| Goal of the exercise |
Skip all pictures, then print the remaining material exactly.

| Data block |
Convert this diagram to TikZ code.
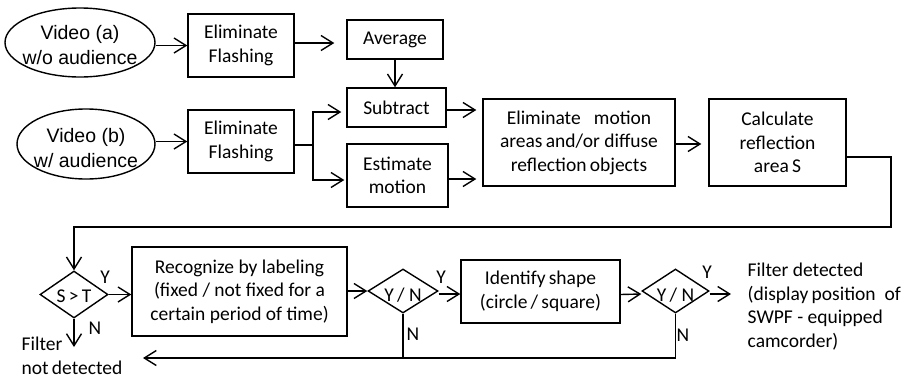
\documentclass[tikz,border=0pt]{standalone}
\usepackage{fontspec}
\setmainfont{Carlito}
\newfontfamily\arialfont{Liberation Sans}
\usetikzlibrary{arrows.meta,shapes.geometric}
\begin{document}
\begin{tikzpicture}[x=1pt,y=-1pt,
  line width=1.4pt,
  >={Straight Barb[length=12pt,width=15pt]},
  every node/.style={font=\fontsize{19.5}{23.5}\selectfont, inner sep=0pt},
  proc/.style={draw, rectangle, align=center},
  src/.style={draw, ellipse},
  srctext/.style={align=center, font=\arialfont\fontsize{19.5}{25}\selectfont},
  dec/.style={draw, diamond, inner sep=0pt},
  dectext/.style={yshift=-4pt},
  note/.style={align=left, anchor=west},
  tag/.style={anchor=center}
]
\useasboundingbox (0,0) rectangle (905,378);

% sources
\node[src, minimum width=150, minimum height=69,
  label={[srctext, yshift=-3pt]center:Video (a)\\w/o audience}] (va) at (80,42.5) {};
\node[src, minimum width=138, minimum height=70,
  label={[srctext, yshift=-4pt]center:Video (b)\\w/ audience}] (vb) at (86,144) {};

% upper processing chain
\node[proc, minimum width=106, minimum height=63] (ef1) at (241,45.5) {Eliminate\\Flashing};
\node[proc, minimum width=106, minimum height=63] (ef2) at (241,141.5) {Eliminate\\Flashing};
\node[proc, minimum width=96, minimum height=39] (avg) at (395,39.5) {Average};
\node[proc, minimum width=99, minimum height=39] (sub) at (396.5,107.5) {Subtract};
\node[proc, minimum width=101, minimum height=63] (est) at (397.5,175.5) {Estimate\\motion};
\node[proc, minimum width=192, minimum height=87] (elm) at (579,142.5)
  {Eliminate\ \ \ motion\\areas\,and/or diffuse\\reflection\,objects};
\node[proc, minimum width=137, minimum height=87] (cal) at (777.5,142.5)
  {Calculate\\reflection\\area\,S};

% lower decision chain
\node[dec, minimum width=68, minimum height=47,
  label={[dectext, yshift=2pt]center:S\,>\,T}] (d1) at (74,294.5) {};
\node[proc, minimum width=215, minimum height=89] (rec) at (239.5,291.5)
  {Recognize by labeling\\(fixed / not fixed for a\\certain period of time)};
\node[dec, minimum width=70, minimum height=44,
  label={[dectext]center:Y\,/\ N}] (d2) at (403,291) {};
\node[proc, minimum width=159, minimum height=63] (idn) at (540.5,291.5)
  {Identify\,shape\\(circle\,/\,square)};
\node[dec, minimum width=67, minimum height=44,
  label={[dectext]center:Y\,/\ N}] (d3) at (675.5,291) {};

% outcome texts
\node[note] (fnd) at (21,356) {Filter\\not\,detected};
\node[note] (fdt) at (747,306.5) {Filter detected\\(display\,position\ \ of\\SWPF - equipped\\camcorder)};

% branch labels
\node[tag] (y1) at (105,277) {Y};
\node[tag] (n1) at (95,328) {N};
\node[tag] (y2) at (441,277) {Y};
\node[tag] (n2) at (413,334) {N};
\node[tag] (y3) at (707,272) {Y};
\node[tag] (n3) at (683,335) {N};

% free ends and routing points
\coordinate (ndEnd) at (74,347);
\coordinate (fdEnd) at (731,291);
\coordinate (back) at (143,358);
\coordinate (turn) at (891,227);
\coordinate (split) at (313,141.5);

% connectors, upper part
\draw[->] (va.east |- ef1.west) -- (ef1.west);
\draw[->] (vb.east |- ef2.west) -- (ef2.west);
\draw[->, shorten >=12pt] ([yshift=2.5pt]ef1.east) -- ([yshift=2.5pt]ef1.east -| avg.west);
\draw[->] (avg.south) -- (avg.south |- sub.north);
\draw ([yshift=-3.5pt]ef2.east) -- ([yshift=-3.5pt]split);
\draw[->, shorten >=5pt] ([yshift=-3.5pt]split) |- ([yshift=-4.5pt]sub.west);
\draw[->, shorten >=2pt] ([yshift=-3.5pt]split) |- ([yshift=-4.5pt]est.west);
\draw[->, shorten >=6pt] ([yshift=-2.5pt]sub.east) -- ([yshift=-2.5pt]sub.east -| elm.west);
\draw[->, shorten >=6pt] ([yshift=-3.5pt]est.east) -- ([yshift=-3.5pt]est.east -| elm.west);
\draw[->, shorten >=7pt] ([yshift=-1.5pt]elm.east) -- ([yshift=-1.5pt]cal.west);
\draw[->] ([yshift=-14.5pt]cal.east) -| (turn) -| (d1.north);

% connectors, lower part
\draw[->] (d1.east) -- (d1.east -| rec.west);
\draw[->] (d1.south) -- (ndEnd);
\draw[->] (rec.east |- d2.west) -- (d2.west);
\draw[->] ([yshift=-3pt]d2.east) -- ([yshift=-3pt]d2.east -| idn.west);
\draw[->] ([yshift=-3pt]idn.east) -- ([yshift=-3pt]d3.west);
\draw[->] ([yshift=-3pt]d3.east) -- ([yshift=-3pt]fdEnd);
\draw (d2.south) -- (d2.south |- back);
\draw[->] (d3.south) |- (back);
\end{tikzpicture}
\end{document}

| Correct output |
Convert this diagram to TikZ code.
\documentclass[tikz,border=0pt]{standalone}
\usepackage{fontspec}
\setmainfont{Carlito}
\newfontfamily\arialfont{Liberation Sans}
\usetikzlibrary{arrows.meta,shapes.geometric}
\begin{document}
\begin{tikzpicture}[x=1pt,y=-1pt,
  line width=1.4pt,
  >={Straight Barb[length=12pt,width=15pt]},
  every node/.style={font=\fontsize{19.5}{23.5}\selectfont, inner sep=0pt},
  proc/.style={draw, rectangle, align=center},
  src/.style={draw, ellipse},
  srctext/.style={align=center, font=\arialfont\fontsize{19.5}{25}\selectfont},
  dec/.style={draw, diamond, inner sep=0pt},
  dectext/.style={yshift=-4pt},
  note/.style={align=left, anchor=west},
  tag/.style={anchor=center}
]
\useasboundingbox (0,0) rectangle (905,378);

% sources
\node[src, minimum width=150, minimum height=69,
  label={[srctext, yshift=-3pt]center:Video (a)\\w/o audience}] (va) at (80,42.5) {};
\node[src, minimum width=138, minimum height=70,
  label={[srctext, yshift=-4pt]center:Video (b)\\w/ audience}] (vb) at (86,144) {};

% upper processing chain
\node[proc, minimum width=106, minimum height=63] (ef1) at (241,45.5) {Eliminate\\Flashing};
\node[proc, minimum width=106, minimum height=63] (ef2) at (241,141.5) {Eliminate\\Flashing};
\node[proc, minimum width=96, minimum height=39] (avg) at (395,39.5) {Average};
\node[proc, minimum width=99, minimum height=39] (sub) at (396.5,107.5) {Subtract};
\node[proc, minimum width=101, minimum height=63] (est) at (397.5,175.5) {Estimate\\motion};
\node[proc, minimum width=192, minimum height=87] (elm) at (579,142.5)
  {Eliminate\ \ \ motion\\areas\,and/or diffuse\\reflection\,objects};
\node[proc, minimum width=137, minimum height=87] (cal) at (777.5,142.5)
  {Calculate\\reflection\\area\,S};

% lower decision chain
\node[dec, minimum width=68, minimum height=47,
  label={[dectext, yshift=2pt]center:S\,>\,T}] (d1) at (74,294.5) {};
\node[proc, minimum width=215, minimum height=89] (rec) at (239.5,291.5)
  {Recognize by labeling\\(fixed / not fixed for a\\certain period of time)};
\node[dec, minimum width=70, minimum height=44,
  label={[dectext]center:Y\,/\ N}] (d2) at (403,291) {};
\node[proc, minimum width=159, minimum height=63] (idn) at (540.5,291.5)
  {Identify\,shape\\(circle\,/\,square)};
\node[dec, minimum width=67, minimum height=44,
  label={[dectext]center:Y\,/\ N}] (d3) at (675.5,291) {};

% outcome texts
\node[note] (fnd) at (21,356) {Filter\\not\,detected};
\node[note] (fdt) at (747,306.5) {Filter detected\\(display\,position\ \ of\\SWPF - equipped\\camcorder)};

% branch labels
\node[tag] (y1) at (105,277) {Y};
\node[tag] (n1) at (95,328) {N};
\node[tag] (y2) at (441,277) {Y};
\node[tag] (n2) at (413,334) {N};
\node[tag] (y3) at (707,272) {Y};
\node[tag] (n3) at (683,335) {N};

% free ends and routing points
\coordinate (ndEnd) at (74,347);
\coordinate (fdEnd) at (731,291);
\coordinate (back) at (143,358);
\coordinate (turn) at (891,227);
\coordinate (split) at (313,141.5);

% connectors, upper part
\draw[->] (va.east |- ef1.west) -- (ef1.west);
\draw[->] (vb.east |- ef2.west) -- (ef2.west);
\draw[->, shorten >=12pt] ([yshift=2.5pt]ef1.east) -- ([yshift=2.5pt]ef1.east -| avg.west);
\draw[->] (avg.south) -- (avg.south |- sub.north);
\draw ([yshift=-3.5pt]ef2.east) -- ([yshift=-3.5pt]split);
\draw[->, shorten >=5pt] ([yshift=-3.5pt]split) |- ([yshift=-4.5pt]sub.west);
\draw[->, shorten >=2pt] ([yshift=-3.5pt]split) |- ([yshift=-4.5pt]est.west);
\draw[->, shorten >=6pt] ([yshift=-2.5pt]sub.east) -- ([yshift=-2.5pt]sub.east -| elm.west);
\draw[->, shorten >=6pt] ([yshift=-3.5pt]est.east) -- ([yshift=-3.5pt]est.east -| elm.west);
\draw[->, shorten >=7pt] ([yshift=-1.5pt]elm.east) -- ([yshift=-1.5pt]cal.west);
\draw[->] ([yshift=-14.5pt]cal.east) -| (turn) -| (d1.north);

% connectors, lower part
\draw[->] (d1.east) -- (d1.east -| rec.west);
\draw[->] (d1.south) -- (ndEnd);
\draw[->] (rec.east |- d2.west) -- (d2.west);
\draw[->] ([yshift=-3pt]d2.east) -- ([yshift=-3pt]d2.east -| idn.west);
\draw[->] ([yshift=-3pt]idn.east) -- ([yshift=-3pt]d3.west);
\draw[->] ([yshift=-3pt]d3.east) -- ([yshift=-3pt]fdEnd);
\draw (d2.south) -- (d2.south |- back);
\draw[->] (d3.south) |- (back);
\end{tikzpicture}
\end{document}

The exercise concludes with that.